▶ **TASK STATEMENT**
Will you transcribe all the entries word for word, skipping the pictures they hold?

## begin

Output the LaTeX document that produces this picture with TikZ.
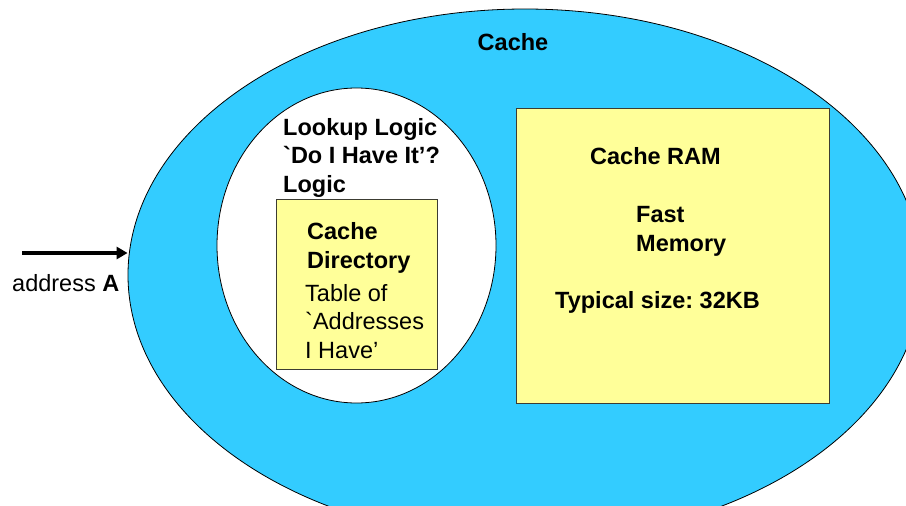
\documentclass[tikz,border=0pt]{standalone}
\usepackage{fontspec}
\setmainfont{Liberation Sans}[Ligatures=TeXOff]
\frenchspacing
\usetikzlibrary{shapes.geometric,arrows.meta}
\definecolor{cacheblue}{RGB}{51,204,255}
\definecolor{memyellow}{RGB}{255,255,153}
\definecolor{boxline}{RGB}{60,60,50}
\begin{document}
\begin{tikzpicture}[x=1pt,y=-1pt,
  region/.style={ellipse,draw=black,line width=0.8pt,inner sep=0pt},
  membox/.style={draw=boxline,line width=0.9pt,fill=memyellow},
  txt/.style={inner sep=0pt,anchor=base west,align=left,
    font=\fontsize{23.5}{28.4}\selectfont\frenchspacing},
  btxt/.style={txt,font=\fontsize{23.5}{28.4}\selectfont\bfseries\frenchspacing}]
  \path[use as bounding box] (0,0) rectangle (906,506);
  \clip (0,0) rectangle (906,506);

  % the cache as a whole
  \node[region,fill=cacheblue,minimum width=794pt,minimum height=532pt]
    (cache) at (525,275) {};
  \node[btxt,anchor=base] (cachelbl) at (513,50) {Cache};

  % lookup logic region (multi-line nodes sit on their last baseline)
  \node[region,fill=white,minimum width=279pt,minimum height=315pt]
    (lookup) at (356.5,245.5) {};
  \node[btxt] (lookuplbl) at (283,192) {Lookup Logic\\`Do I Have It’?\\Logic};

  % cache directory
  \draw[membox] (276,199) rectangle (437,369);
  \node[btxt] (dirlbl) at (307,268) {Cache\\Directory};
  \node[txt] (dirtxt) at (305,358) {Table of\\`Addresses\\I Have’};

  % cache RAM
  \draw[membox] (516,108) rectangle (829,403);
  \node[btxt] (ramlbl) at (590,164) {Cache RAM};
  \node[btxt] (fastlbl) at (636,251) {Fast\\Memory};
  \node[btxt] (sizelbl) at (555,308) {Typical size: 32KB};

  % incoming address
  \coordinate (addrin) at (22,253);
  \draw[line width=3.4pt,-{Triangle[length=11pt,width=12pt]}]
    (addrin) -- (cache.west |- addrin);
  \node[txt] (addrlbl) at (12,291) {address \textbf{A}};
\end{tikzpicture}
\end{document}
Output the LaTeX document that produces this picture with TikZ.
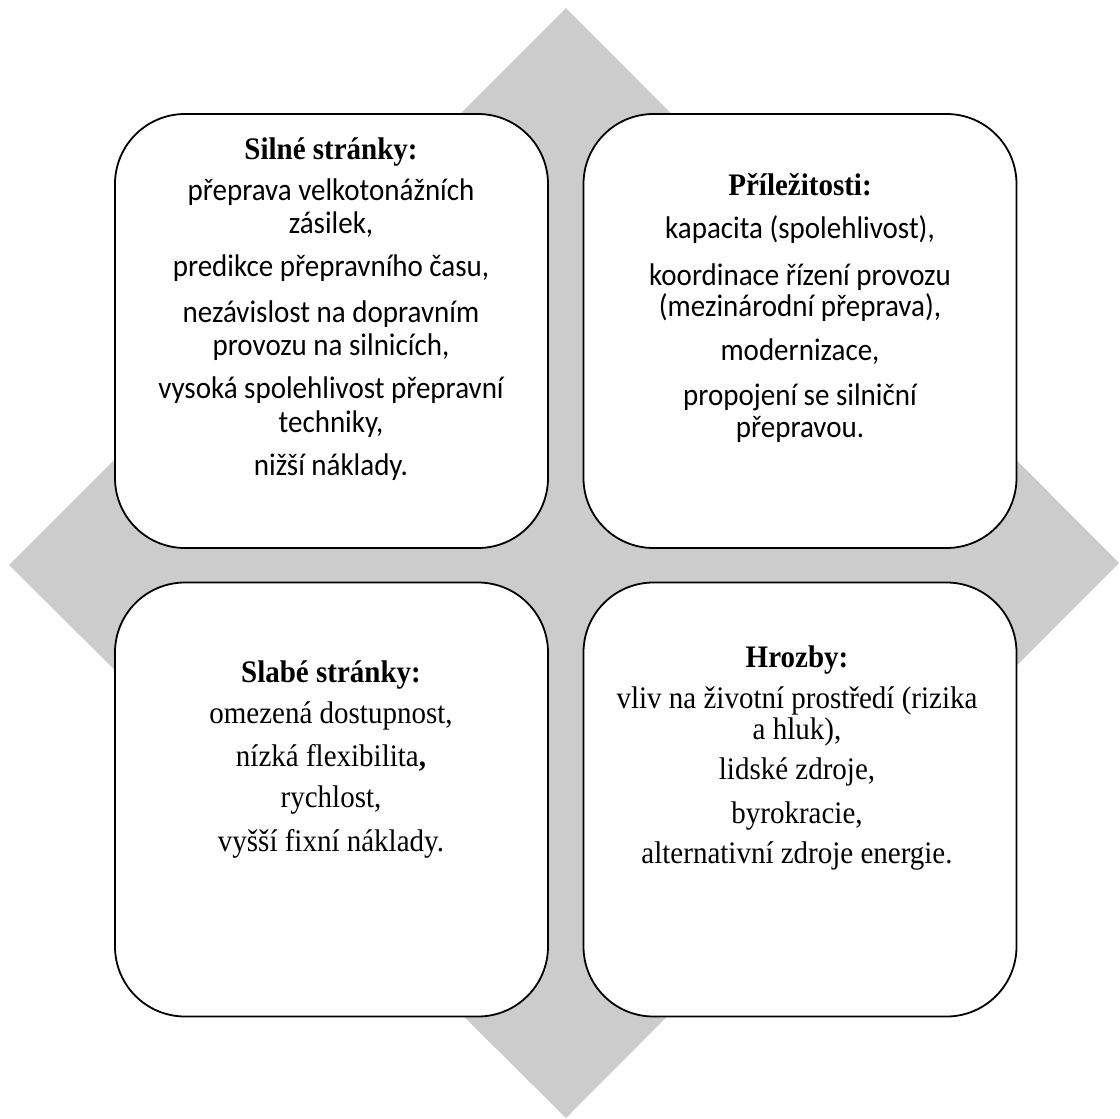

## end

▶ **ANSWER IN FULL**
Output the LaTeX document that produces this picture with TikZ.
\documentclass[tikz,border=0pt]{standalone}
\usepackage{fontspec}
\setmainfont{Liberation Sans}[Ligatures=TeXOff]
\frenchspacing
\usetikzlibrary{shapes.geometric,arrows.meta}
\definecolor{cacheblue}{RGB}{51,204,255}
\definecolor{memyellow}{RGB}{255,255,153}
\definecolor{boxline}{RGB}{60,60,50}
\begin{document}
\begin{tikzpicture}[x=1pt,y=-1pt,
  region/.style={ellipse,draw=black,line width=0.8pt,inner sep=0pt},
  membox/.style={draw=boxline,line width=0.9pt,fill=memyellow},
  txt/.style={inner sep=0pt,anchor=base west,align=left,
    font=\fontsize{23.5}{28.4}\selectfont\frenchspacing},
  btxt/.style={txt,font=\fontsize{23.5}{28.4}\selectfont\bfseries\frenchspacing}]
  \path[use as bounding box] (0,0) rectangle (906,506);
  \clip (0,0) rectangle (906,506);

  % the cache as a whole
  \node[region,fill=cacheblue,minimum width=794pt,minimum height=532pt]
    (cache) at (525,275) {};
  \node[btxt,anchor=base] (cachelbl) at (513,50) {Cache};

  % lookup logic region (multi-line nodes sit on their last baseline)
  \node[region,fill=white,minimum width=279pt,minimum height=315pt]
    (lookup) at (356.5,245.5) {};
  \node[btxt] (lookuplbl) at (283,192) {Lookup Logic\\`Do I Have It’?\\Logic};

  % cache directory
  \draw[membox] (276,199) rectangle (437,369);
  \node[btxt] (dirlbl) at (307,268) {Cache\\Directory};
  \node[txt] (dirtxt) at (305,358) {Table of\\`Addresses\\I Have’};

  % cache RAM
  \draw[membox] (516,108) rectangle (829,403);
  \node[btxt] (ramlbl) at (590,164) {Cache RAM};
  \node[btxt] (fastlbl) at (636,251) {Fast\\Memory};
  \node[btxt] (sizelbl) at (555,308) {Typical size: 32KB};

  % incoming address
  \coordinate (addrin) at (22,253);
  \draw[line width=3.4pt,-{Triangle[length=11pt,width=12pt]}]
    (addrin) -- (cache.west |- addrin);
  \node[txt] (addrlbl) at (12,291) {address \textbf{A}};
\end{tikzpicture}
\end{document}
Output the LaTeX document that produces this picture with TikZ.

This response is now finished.